Exercise description >> Pull out every line in the data that has the string "standalone" in it.

Records for this exercise >>
##########
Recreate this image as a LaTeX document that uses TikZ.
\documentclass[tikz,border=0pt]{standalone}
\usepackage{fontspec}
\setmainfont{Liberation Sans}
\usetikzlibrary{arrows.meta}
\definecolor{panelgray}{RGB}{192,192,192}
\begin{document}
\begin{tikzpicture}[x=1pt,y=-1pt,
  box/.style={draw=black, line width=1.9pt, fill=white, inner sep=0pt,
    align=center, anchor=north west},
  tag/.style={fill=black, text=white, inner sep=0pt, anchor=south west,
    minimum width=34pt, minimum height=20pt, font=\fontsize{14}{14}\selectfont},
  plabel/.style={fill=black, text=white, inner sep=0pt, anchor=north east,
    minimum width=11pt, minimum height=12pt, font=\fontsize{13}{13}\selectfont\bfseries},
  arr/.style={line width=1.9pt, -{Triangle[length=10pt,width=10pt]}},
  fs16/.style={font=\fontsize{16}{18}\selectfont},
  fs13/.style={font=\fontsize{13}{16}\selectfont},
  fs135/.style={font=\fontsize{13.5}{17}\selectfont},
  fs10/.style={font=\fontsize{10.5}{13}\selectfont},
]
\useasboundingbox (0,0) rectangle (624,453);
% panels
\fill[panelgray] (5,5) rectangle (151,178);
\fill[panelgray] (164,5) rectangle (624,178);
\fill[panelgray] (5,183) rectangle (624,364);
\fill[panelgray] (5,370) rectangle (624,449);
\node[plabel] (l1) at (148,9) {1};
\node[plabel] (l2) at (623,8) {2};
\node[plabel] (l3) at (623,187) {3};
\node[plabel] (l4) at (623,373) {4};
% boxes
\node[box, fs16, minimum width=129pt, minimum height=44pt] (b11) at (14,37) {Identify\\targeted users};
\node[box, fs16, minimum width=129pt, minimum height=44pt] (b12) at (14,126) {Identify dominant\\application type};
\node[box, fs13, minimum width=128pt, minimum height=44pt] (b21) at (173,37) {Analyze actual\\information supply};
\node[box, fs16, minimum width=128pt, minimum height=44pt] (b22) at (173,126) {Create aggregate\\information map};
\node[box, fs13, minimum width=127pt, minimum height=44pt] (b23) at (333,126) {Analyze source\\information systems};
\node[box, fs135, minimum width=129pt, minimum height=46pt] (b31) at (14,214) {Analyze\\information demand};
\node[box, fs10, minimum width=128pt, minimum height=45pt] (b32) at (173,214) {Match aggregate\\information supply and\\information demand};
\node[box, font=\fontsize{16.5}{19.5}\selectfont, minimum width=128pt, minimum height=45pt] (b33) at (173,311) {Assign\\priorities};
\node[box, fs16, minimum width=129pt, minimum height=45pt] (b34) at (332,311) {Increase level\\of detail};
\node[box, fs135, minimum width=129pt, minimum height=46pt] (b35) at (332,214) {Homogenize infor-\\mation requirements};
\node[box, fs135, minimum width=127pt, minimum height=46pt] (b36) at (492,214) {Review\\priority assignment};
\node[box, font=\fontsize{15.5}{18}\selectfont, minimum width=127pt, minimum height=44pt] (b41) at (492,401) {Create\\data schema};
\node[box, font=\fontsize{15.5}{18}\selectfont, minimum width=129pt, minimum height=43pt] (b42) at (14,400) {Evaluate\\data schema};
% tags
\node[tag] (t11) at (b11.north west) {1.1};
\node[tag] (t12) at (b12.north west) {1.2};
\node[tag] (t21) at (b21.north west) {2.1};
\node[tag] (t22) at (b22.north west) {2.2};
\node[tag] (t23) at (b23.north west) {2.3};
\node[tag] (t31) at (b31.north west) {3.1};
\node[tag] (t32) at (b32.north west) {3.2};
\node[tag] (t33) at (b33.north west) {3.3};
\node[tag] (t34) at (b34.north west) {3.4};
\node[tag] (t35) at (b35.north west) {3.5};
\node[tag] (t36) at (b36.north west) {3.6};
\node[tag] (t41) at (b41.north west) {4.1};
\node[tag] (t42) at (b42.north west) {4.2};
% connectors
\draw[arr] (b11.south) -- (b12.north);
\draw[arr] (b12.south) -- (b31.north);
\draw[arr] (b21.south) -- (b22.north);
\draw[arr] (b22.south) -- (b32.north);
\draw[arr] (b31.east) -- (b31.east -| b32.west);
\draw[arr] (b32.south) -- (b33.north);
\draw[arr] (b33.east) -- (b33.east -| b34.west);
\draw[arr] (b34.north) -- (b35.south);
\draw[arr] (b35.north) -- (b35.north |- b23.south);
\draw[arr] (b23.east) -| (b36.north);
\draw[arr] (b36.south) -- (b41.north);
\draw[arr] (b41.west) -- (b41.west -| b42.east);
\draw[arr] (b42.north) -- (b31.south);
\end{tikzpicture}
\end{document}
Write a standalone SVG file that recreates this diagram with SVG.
##########
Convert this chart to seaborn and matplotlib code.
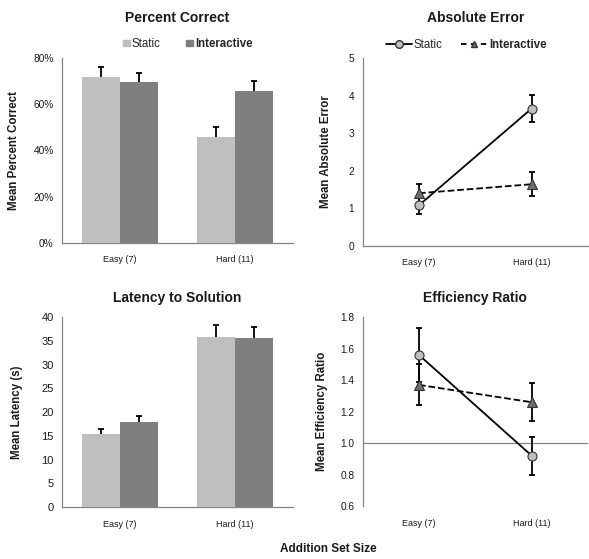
##########
Task output >>
\documentclass[tikz,border=0pt]{standalone}
Write a standalone SVG file that recreates this diagram with SVG.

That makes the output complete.